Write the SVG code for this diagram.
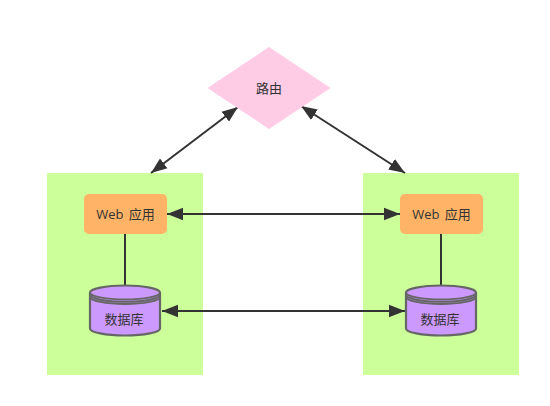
<svg xmlns="http://www.w3.org/2000/svg" width="550" height="406" viewBox="0 0 550 406">
<style>
.group{fill:#ccff99}
.web{fill:#ffb366}
.db{fill:#cc99ff;stroke:#666;stroke-width:2.200}
.band{fill:none;stroke:#666;stroke-width:1.800}
.link{fill:none;stroke:#333;stroke-width:2}
text{font-family:"Open Sans","Noto Sans CJK SC",sans-serif;font-size:13px;fill:#333;text-anchor:middle;word-spacing:2px}
</style>
<defs>
<marker id="a" viewBox="0 0 17 14" refX="16" refY="7" markerWidth="17" markerHeight="14" markerUnits="userSpaceOnUse" orient="auto-start-reverse"><path d="M0 0.800L16 7L0 13.200Z" fill="#333"/></marker>
</defs>
<rect class="group" x="47" y="173" width="156" height="202"/>
<rect class="group" x="363" y="173" width="156" height="202"/>
<g id="connectors">
<path class="link" d="M151 173L238 107" marker-start="url(#a)" marker-end="url(#a)"/>
<path class="link" d="M301 106L405 173" marker-start="url(#a)" marker-end="url(#a)"/>
<path class="link" d="M167 214L400 214" marker-start="url(#a)" marker-end="url(#a)"/>
<path class="link" d="M162 311L405 311" marker-start="url(#a)" marker-end="url(#a)"/>
<path class="link" d="M125 234V286"/>
<path class="link" d="M441 234V286"/>
</g>
<g id="router"><path d="M269 47L330.500 88L269 129L207.500 88Z" fill="#ffcce6"/><text x="269" y="93">路由</text></g>
<g id="web-left"><rect class="web" x="84" y="194" width="83" height="40" rx="5"/><text x="125.500" y="219">Web 应用</text></g>
<g id="web-right"><rect class="web" x="400" y="194" width="83" height="40" rx="5"/><text x="441.500" y="219">Web 应用</text></g>
<g id="db-left" transform="translate(125 0)">
<path class="db" d="M-35 292.500A35 7 0 0 1 35 292.500V328.500A35 7 0 0 1 -35 328.500Z"/>
<path class="band" d="M-35 292.500A35 7 0 0 0 35 292.500M-35 294.800A35 7 0 0 0 35 294.800M-35 297A35 7 0 0 0 35 297"/>
<text x="-1" y="324">数据库</text>
</g>
<g id="db-right" transform="translate(441 0)">
<path class="db" d="M-35 292.500A35 7 0 0 1 35 292.500V328.500A35 7 0 0 1 -35 328.500Z"/>
<path class="band" d="M-35 292.500A35 7 0 0 0 35 292.500M-35 294.800A35 7 0 0 0 35 294.800M-35 297A35 7 0 0 0 35 297"/>
<text x="-1" y="324">数据库</text>
</g>
</svg>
::::
### Objective
Return the material word for word. Pictures are not part of the copy.

### Solution to this exercise
Write the SVG code for this diagram.
<svg xmlns="http://www.w3.org/2000/svg" width="550" height="406" viewBox="0 0 550 406">
<style>
.group{fill:#ccff99}
.web{fill:#ffb366}
.db{fill:#cc99ff;stroke:#666;stroke-width:2.200}
.band{fill:none;stroke:#666;stroke-width:1.800}
.link{fill:none;stroke:#333;stroke-width:2}
text{font-family:"Open Sans","Noto Sans CJK SC",sans-serif;font-size:13px;fill:#333;text-anchor:middle;word-spacing:2px}
</style>
<defs>
<marker id="a" viewBox="0 0 17 14" refX="16" refY="7" markerWidth="17" markerHeight="14" markerUnits="userSpaceOnUse" orient="auto-start-reverse"><path d="M0 0.800L16 7L0 13.200Z" fill="#333"/></marker>
</defs>
<rect class="group" x="47" y="173" width="156" height="202"/>
<rect class="group" x="363" y="173" width="156" height="202"/>
<g id="connectors">
<path class="link" d="M151 173L238 107" marker-start="url(#a)" marker-end="url(#a)"/>
<path class="link" d="M301 106L405 173" marker-start="url(#a)" marker-end="url(#a)"/>
<path class="link" d="M167 214L400 214" marker-start="url(#a)" marker-end="url(#a)"/>
<path class="link" d="M162 311L405 311" marker-start="url(#a)" marker-end="url(#a)"/>
<path class="link" d="M125 234V286"/>
<path class="link" d="M441 234V286"/>
</g>
<g id="router"><path d="M269 47L330.500 88L269 129L207.500 88Z" fill="#ffcce6"/><text x="269" y="93">路由</text></g>
<g id="web-left"><rect class="web" x="84" y="194" width="83" height="40" rx="5"/><text x="125.500" y="219">Web 应用</text></g>
<g id="web-right"><rect class="web" x="400" y="194" width="83" height="40" rx="5"/><text x="441.500" y="219">Web 应用</text></g>
<g id="db-left" transform="translate(125 0)">
<path class="db" d="M-35 292.500A35 7 0 0 1 35 292.500V328.500A35 7 0 0 1 -35 328.500Z"/>
<path class="band" d="M-35 292.500A35 7 0 0 0 35 292.500M-35 294.800A35 7 0 0 0 35 294.800M-35 297A35 7 0 0 0 35 297"/>
<text x="-1" y="324">数据库</text>
</g>
<g id="db-right" transform="translate(441 0)">
<path class="db" d="M-35 292.500A35 7 0 0 1 35 292.500V328.500A35 7 0 0 1 -35 328.500Z"/>
<path class="band" d="M-35 292.500A35 7 0 0 0 35 292.500M-35 294.800A35 7 0 0 0 35 294.800M-35 297A35 7 0 0 0 35 297"/>
<text x="-1" y="324">数据库</text>
</g>
</svg>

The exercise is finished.